▶ **EXERCISE DETAILS**:
Copy, character for character, the lines running from the one with "What D3.js code" to the one with "const LABELS = ['(a)", ends included. Leave out every other line.

** start EXERCISE DATA **

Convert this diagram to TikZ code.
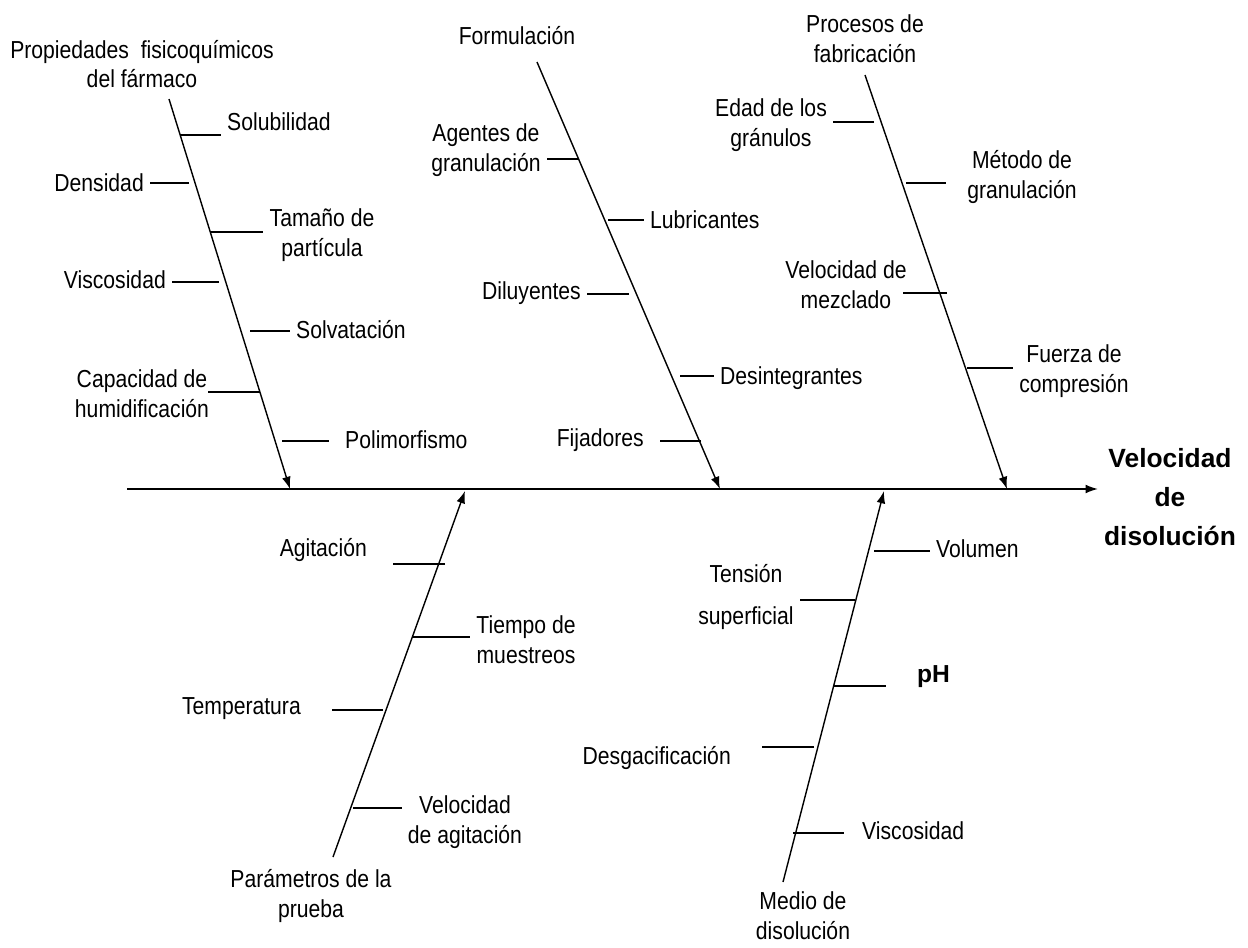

** end EXERCISE DATA **
** start EXERCISE DATA **

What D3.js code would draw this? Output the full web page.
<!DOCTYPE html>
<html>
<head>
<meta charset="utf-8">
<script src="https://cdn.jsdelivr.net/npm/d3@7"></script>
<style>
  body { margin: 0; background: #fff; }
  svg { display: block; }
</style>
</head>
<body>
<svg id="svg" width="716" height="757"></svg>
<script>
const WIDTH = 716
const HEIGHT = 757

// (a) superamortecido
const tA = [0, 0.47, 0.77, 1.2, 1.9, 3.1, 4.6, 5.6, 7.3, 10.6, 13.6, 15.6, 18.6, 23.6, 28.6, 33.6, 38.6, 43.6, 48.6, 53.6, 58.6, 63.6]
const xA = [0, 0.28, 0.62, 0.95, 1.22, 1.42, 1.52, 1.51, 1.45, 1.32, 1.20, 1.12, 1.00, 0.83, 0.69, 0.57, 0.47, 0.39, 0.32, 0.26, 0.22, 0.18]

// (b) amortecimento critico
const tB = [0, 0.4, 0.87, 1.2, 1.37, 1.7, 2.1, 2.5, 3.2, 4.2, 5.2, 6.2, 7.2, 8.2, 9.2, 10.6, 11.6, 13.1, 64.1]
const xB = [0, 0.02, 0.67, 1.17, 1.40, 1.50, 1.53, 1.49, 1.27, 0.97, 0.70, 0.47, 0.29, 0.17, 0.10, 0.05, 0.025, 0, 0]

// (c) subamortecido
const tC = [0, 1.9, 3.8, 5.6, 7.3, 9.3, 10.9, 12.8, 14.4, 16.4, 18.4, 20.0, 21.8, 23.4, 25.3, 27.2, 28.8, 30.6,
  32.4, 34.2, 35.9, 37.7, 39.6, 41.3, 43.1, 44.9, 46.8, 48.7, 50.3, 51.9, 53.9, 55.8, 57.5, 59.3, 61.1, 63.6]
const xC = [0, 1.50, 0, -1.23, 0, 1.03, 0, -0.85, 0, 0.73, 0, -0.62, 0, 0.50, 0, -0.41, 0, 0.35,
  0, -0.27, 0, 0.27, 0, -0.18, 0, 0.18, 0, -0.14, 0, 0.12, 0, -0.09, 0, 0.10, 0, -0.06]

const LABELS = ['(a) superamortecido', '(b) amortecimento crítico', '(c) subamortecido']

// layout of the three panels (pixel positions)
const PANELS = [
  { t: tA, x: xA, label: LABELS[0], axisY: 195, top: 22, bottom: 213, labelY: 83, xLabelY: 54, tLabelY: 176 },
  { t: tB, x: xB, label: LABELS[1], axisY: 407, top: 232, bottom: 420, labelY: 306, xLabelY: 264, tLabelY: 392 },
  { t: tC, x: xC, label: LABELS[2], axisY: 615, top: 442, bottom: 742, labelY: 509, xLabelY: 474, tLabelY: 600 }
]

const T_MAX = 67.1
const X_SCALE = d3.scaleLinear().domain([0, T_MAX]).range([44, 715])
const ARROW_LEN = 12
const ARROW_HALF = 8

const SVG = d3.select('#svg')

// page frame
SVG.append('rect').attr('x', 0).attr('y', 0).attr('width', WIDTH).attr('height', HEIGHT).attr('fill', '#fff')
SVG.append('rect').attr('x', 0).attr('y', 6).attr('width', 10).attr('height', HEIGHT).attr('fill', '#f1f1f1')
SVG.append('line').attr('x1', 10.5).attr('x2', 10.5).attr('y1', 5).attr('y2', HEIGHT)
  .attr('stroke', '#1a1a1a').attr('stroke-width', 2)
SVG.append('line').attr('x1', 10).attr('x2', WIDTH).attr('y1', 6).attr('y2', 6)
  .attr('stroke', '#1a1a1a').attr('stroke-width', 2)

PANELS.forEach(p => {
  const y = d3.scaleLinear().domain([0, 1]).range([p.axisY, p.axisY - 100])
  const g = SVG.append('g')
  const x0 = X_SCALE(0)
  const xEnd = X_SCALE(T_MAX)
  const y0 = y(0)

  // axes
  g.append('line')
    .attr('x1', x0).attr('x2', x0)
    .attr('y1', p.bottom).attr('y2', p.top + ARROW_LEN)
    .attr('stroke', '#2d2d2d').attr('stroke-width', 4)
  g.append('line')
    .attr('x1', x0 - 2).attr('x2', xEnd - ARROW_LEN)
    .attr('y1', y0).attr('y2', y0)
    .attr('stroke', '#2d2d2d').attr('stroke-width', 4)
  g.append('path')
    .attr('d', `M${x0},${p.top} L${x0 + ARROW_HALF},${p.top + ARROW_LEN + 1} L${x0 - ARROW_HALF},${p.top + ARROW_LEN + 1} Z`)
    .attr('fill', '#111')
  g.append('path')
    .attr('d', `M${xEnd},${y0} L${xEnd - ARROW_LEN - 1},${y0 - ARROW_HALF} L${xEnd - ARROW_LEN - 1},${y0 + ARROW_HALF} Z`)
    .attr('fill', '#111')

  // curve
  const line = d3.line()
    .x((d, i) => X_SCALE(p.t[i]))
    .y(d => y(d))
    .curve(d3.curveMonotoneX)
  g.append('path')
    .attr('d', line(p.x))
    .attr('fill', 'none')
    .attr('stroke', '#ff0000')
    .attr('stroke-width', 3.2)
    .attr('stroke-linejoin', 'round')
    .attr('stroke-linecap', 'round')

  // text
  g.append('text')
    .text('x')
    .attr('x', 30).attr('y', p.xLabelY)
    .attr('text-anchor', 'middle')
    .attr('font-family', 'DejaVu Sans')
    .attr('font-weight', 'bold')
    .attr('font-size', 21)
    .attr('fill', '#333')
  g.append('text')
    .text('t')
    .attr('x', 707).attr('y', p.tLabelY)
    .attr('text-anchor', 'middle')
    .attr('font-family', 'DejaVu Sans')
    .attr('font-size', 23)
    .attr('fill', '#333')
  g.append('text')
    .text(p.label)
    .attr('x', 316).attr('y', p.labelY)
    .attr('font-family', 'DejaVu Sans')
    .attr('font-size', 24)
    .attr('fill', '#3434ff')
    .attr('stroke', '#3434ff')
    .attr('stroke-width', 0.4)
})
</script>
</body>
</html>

** end EXERCISE DATA **

▶ **SOLUTION**:
What D3.js code would draw this? Output the full web page.
<!DOCTYPE html>
<html>
<head>
<meta charset="utf-8">
<script src="https://cdn.jsdelivr.net/npm/d3@7"></script>
<style>
  body { margin: 0; background: #fff; }
  svg { display: block; }
</style>
</head>
<body>
<svg id="svg" width="716" height="757"></svg>
<script>
const WIDTH = 716
const HEIGHT = 757

// (a) superamortecido
const tA = [0, 0.47, 0.77, 1.2, 1.9, 3.1, 4.6, 5.6, 7.3, 10.6, 13.6, 15.6, 18.6, 23.6, 28.6, 33.6, 38.6, 43.6, 48.6, 53.6, 58.6, 63.6]
const xA = [0, 0.28, 0.62, 0.95, 1.22, 1.42, 1.52, 1.51, 1.45, 1.32, 1.20, 1.12, 1.00, 0.83, 0.69, 0.57, 0.47, 0.39, 0.32, 0.26, 0.22, 0.18]

// (b) amortecimento critico
const tB = [0, 0.4, 0.87, 1.2, 1.37, 1.7, 2.1, 2.5, 3.2, 4.2, 5.2, 6.2, 7.2, 8.2, 9.2, 10.6, 11.6, 13.1, 64.1]
const xB = [0, 0.02, 0.67, 1.17, 1.40, 1.50, 1.53, 1.49, 1.27, 0.97, 0.70, 0.47, 0.29, 0.17, 0.10, 0.05, 0.025, 0, 0]

// (c) subamortecido
const tC = [0, 1.9, 3.8, 5.6, 7.3, 9.3, 10.9, 12.8, 14.4, 16.4, 18.4, 20.0, 21.8, 23.4, 25.3, 27.2, 28.8, 30.6,
  32.4, 34.2, 35.9, 37.7, 39.6, 41.3, 43.1, 44.9, 46.8, 48.7, 50.3, 51.9, 53.9, 55.8, 57.5, 59.3, 61.1, 63.6]
const xC = [0, 1.50, 0, -1.23, 0, 1.03, 0, -0.85, 0, 0.73, 0, -0.62, 0, 0.50, 0, -0.41, 0, 0.35,
  0, -0.27, 0, 0.27, 0, -0.18, 0, 0.18, 0, -0.14, 0, 0.12, 0, -0.09, 0, 0.10, 0, -0.06]

const LABELS = ['(a) superamortecido', '(b) amortecimento crítico', '(c) subamortecido']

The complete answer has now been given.